## EXERCISE OBJECTIVE
Report how many lines of the entries below contain the word "this", and nothing more.

— START OF EXTRACTED INFORMATION —

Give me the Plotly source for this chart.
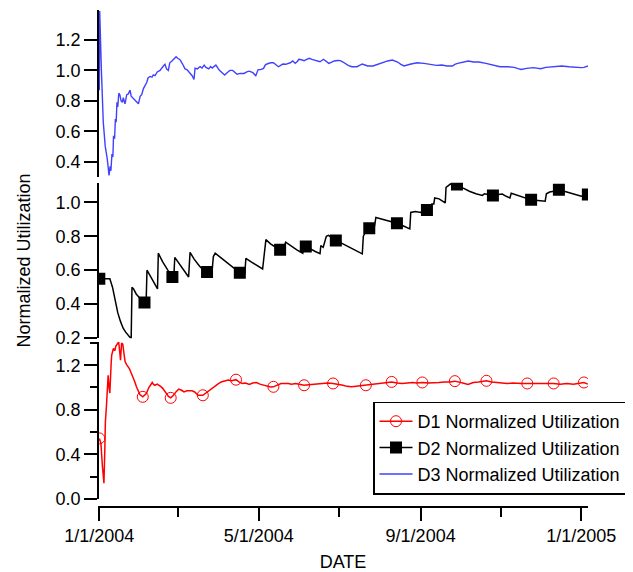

— END OF EXTRACTED INFORMATION —
— START OF EXTRACTED INFORMATION —

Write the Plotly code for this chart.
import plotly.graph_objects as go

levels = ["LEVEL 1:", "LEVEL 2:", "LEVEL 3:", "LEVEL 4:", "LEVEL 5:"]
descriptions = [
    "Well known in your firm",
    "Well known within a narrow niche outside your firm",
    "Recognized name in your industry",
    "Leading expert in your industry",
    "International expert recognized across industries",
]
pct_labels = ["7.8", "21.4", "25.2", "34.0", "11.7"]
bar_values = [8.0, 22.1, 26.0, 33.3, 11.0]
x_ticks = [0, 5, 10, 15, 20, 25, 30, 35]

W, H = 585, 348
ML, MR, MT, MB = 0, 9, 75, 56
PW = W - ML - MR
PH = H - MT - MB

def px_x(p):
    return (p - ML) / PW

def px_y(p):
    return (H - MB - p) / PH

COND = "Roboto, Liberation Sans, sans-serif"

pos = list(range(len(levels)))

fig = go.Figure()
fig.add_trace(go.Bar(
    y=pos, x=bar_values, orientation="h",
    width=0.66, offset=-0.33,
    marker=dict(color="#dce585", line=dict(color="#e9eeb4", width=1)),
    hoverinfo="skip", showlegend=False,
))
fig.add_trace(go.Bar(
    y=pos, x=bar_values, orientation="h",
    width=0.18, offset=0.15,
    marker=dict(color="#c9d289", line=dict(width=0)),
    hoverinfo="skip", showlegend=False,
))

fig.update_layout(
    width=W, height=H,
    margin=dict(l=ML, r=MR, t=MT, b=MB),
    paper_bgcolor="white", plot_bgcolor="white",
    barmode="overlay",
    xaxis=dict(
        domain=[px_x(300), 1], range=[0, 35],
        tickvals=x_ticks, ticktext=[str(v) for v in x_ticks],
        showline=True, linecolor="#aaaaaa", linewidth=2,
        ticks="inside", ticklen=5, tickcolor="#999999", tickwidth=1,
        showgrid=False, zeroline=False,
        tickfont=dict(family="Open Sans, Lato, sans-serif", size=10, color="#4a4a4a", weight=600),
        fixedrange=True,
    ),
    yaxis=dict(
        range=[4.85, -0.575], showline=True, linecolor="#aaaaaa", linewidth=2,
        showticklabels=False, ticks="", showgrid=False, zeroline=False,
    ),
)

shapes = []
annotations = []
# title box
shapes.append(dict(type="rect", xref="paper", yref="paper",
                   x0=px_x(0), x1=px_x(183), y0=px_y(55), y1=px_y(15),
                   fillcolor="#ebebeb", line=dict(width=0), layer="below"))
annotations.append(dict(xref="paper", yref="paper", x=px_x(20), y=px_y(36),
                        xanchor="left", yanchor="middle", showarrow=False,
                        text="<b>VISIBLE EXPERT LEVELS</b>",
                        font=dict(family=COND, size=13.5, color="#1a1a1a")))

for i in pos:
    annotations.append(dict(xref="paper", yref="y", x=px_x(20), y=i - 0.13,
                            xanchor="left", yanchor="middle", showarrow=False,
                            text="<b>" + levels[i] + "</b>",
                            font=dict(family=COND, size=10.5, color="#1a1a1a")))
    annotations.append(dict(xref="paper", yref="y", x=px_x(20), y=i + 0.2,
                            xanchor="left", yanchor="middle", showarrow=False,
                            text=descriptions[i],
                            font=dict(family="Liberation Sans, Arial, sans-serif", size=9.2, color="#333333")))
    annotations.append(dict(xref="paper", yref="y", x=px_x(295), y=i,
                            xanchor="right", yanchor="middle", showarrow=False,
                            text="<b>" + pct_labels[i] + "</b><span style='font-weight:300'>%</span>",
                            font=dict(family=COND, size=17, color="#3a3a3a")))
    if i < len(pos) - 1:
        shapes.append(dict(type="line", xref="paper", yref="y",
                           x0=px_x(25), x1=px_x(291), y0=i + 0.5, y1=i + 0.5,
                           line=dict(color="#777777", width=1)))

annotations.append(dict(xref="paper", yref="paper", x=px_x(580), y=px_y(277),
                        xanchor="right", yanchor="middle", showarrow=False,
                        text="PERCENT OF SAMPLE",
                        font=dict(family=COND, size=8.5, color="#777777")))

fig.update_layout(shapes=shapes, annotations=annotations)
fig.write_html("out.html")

— END OF EXTRACTED INFORMATION —
— START OF EXTRACTED INFORMATION —

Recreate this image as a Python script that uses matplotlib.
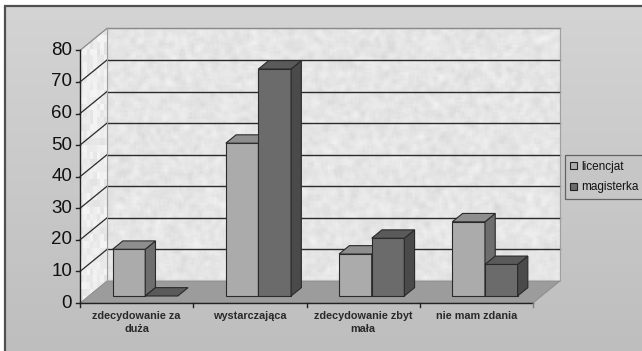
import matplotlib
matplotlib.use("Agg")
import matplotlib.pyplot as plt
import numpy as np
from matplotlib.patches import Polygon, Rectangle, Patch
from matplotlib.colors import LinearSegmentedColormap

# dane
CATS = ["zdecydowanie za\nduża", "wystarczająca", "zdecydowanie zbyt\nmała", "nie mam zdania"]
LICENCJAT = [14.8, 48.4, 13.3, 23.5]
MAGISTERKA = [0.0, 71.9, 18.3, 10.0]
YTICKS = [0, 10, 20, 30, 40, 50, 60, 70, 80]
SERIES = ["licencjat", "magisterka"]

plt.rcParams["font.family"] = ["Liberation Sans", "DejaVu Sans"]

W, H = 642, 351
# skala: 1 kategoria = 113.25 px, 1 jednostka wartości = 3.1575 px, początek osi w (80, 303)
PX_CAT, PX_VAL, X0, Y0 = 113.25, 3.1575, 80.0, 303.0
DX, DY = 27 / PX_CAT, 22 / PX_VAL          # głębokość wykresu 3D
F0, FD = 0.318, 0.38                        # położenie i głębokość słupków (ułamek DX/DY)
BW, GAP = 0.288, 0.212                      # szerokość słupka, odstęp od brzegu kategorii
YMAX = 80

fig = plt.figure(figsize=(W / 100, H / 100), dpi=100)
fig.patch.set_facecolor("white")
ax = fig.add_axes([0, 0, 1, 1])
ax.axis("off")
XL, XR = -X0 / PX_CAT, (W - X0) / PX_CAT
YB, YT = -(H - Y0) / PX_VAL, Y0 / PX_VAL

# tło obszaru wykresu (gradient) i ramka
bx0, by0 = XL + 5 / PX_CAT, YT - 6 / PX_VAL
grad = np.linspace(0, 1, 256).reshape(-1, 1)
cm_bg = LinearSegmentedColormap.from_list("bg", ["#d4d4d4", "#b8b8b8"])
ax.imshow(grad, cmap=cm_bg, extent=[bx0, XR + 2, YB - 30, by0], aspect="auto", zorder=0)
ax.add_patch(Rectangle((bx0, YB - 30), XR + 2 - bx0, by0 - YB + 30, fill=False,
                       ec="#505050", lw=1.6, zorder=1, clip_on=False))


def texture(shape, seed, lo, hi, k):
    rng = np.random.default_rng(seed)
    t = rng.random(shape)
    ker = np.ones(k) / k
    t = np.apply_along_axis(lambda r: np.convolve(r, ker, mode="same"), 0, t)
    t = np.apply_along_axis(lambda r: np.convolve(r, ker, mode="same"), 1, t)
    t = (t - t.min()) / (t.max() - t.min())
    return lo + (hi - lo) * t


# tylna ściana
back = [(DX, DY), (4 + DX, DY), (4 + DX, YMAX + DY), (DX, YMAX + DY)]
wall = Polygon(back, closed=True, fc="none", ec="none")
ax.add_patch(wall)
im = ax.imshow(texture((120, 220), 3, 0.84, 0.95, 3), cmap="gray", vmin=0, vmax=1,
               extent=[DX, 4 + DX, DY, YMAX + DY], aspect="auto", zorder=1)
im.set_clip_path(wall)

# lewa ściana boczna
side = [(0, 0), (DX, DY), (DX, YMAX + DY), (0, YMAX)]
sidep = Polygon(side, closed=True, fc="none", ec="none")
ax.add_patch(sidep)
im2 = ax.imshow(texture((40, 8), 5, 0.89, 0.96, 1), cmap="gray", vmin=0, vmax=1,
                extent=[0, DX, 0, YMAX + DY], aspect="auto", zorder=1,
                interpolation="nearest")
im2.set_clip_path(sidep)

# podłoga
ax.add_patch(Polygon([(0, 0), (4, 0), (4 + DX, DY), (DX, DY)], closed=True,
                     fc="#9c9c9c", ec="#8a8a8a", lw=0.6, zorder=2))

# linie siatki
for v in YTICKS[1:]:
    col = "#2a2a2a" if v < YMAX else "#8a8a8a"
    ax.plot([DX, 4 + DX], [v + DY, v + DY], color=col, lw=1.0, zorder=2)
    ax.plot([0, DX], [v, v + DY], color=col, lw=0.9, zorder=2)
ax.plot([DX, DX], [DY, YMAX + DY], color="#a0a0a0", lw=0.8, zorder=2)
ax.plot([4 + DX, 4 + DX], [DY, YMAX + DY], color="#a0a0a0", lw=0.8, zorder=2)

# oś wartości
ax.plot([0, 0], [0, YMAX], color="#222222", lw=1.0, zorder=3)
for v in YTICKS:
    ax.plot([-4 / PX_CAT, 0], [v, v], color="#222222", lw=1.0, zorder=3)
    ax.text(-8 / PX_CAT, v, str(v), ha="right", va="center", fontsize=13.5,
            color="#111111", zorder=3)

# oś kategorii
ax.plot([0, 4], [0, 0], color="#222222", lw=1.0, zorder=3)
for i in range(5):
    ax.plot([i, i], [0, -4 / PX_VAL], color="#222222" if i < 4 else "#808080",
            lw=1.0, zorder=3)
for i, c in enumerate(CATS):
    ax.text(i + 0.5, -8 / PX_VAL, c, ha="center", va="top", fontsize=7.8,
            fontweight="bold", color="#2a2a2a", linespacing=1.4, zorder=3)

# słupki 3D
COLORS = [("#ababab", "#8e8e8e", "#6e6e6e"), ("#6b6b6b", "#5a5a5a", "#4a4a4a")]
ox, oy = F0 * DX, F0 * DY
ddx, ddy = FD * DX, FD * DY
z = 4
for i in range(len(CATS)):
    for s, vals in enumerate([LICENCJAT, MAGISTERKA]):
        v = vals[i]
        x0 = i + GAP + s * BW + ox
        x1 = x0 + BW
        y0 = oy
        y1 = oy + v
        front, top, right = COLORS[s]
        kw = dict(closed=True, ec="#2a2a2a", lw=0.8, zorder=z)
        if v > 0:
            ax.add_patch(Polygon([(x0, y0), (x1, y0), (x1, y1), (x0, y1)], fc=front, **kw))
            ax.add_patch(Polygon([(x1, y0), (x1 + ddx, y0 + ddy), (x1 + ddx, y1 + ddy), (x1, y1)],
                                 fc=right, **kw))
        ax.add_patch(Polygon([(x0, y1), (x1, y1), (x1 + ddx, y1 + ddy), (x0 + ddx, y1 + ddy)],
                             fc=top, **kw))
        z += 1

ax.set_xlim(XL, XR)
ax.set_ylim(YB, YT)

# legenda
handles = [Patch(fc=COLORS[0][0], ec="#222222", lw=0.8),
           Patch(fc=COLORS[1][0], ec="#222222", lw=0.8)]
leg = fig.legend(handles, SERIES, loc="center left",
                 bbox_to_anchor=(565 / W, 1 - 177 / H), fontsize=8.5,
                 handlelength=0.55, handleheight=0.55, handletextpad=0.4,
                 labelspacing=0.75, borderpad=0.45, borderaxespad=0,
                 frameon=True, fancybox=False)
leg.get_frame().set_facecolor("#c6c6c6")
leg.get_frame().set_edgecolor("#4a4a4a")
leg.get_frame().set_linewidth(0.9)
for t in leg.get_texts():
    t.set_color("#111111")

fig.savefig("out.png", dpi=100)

— END OF EXTRACTED INFORMATION —

## SOLUTION BELOW
3